Running a business requires a lot from a person. Many factors can influence the success of a business. We are in the age of a globalized market. What that means is we are all competing with the rest of the world. It is the key thing for every business owner to grasp. No longer are we in the age of your local stores struggling to keep the neighbors happy. This globalized marketplace is making it very complicated for small businesses in particular. Large chain stores are overwhelming the market with lower prices and large assortments. Online shopping is pretty much the standard. Sites are mostly offering products and services on a global scale. No one can fault a business for simply not being able to follow these trends. If the worst comes to pass and you need to be ready to shut things down. Let’s learn about the liquidation process.
First things first. Let us go over what liquidation even means. If your business is no longer solvent and profitable you will want to stop trading. The process of liquidation begins with you contacting an insolvency practitioner. If insolvency is the agreed best course of action, the process can begin. It means that you are selling your company assets and you are turning them into cash. These finances are used to pay back any debts you may have towards other parties. These can be creditors, employees, shareholders, etc. Do note that you will need professional guidance to ensure you do not make any mistakes along the way.
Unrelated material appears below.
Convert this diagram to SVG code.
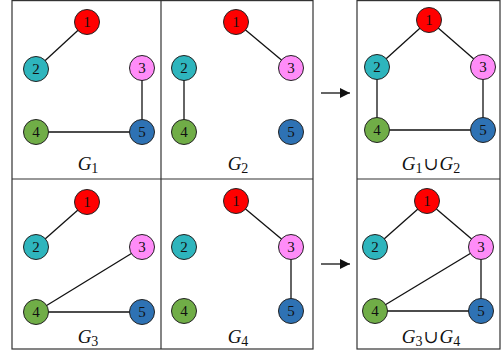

Also, to make sure that you get the most out of this unfortunate occurrence. The company is therefore deregistered. There are two types of liquidation. Voluntary and involuntary. The difference is that the latter one is court-mandated. More on that later.
Why choose liquidation?
There are many situations that could warrant the liquidation of a company. The most common one is when you decide to retire. You will want to pay off all of your debts. And if you have none, a little bit extra in your savings account is always welcome. Maybe you have different entrepreneurial plans that are debt and retirement unrelated. Liquidation has a bad rap. The thing is, it is not a bad business decision if you are doing it voluntarily and with enough forethought. It helps save money and reputation. And with the shareholders, reputation is the name of the game. If you are employing good practice voluntary liquidation, you are showing your creditors and vendors that you know what you are doing. It takes a lot of guts to do something like that. Especially if you do it on your own accord. And people will notice and respect that.
What goes first?
Liquidation means selling all that is company-related. The goal is to create as much cash as possible. The first things that come to mind are the equipment. Now, this will vary greatly, depending on the industry and niche you are in. Some equipment will be much more valuable than others. Office equipment is pretty much everywhere, so that goes for sure. Next, furniture is going. Office desks chairs, shelves, storage space, etc. And those are pretty much the basics. Once all of that goes, make a list of what remains. Before even starting the process, make a detailed list of all that specific to your business. The professionals that you will have to hire will ask you for that list. It is always better to come prepared. This way you will appear professional rather than desperate.
It is best that you ask your lawyer to recommend a good appraiser. Do note that most of the prices will be significantly lower than their store price. There are several ways of going about liquidating your assets. If you have a lot of products, you can organize a closing-down-of-a-shop sale. This means lowering our prices and offering deals. Buy one, get one free, or a volume discount. The point is to sell as much as possible, get rid of everything, and get cash in return. Internet sales are definitely also very popular and arguably less expensive to organize. If you are strapped for cash and want to sell quickly, consider public auctions and negotiated sales. On the other hand, if you are not in a hurry, consider consignment sales. This means giving the products to a trusted third party. In turn, they will sell the products on their own.
There are plenty of options when choosing to go down the liquidation route. It is not necessarily a bad business decision. Yes, it is usually associated with closing down shop. But much can be gained from it if you are well informed. So, be proactive, know what liquidation entails and see how it can work to suit your needs.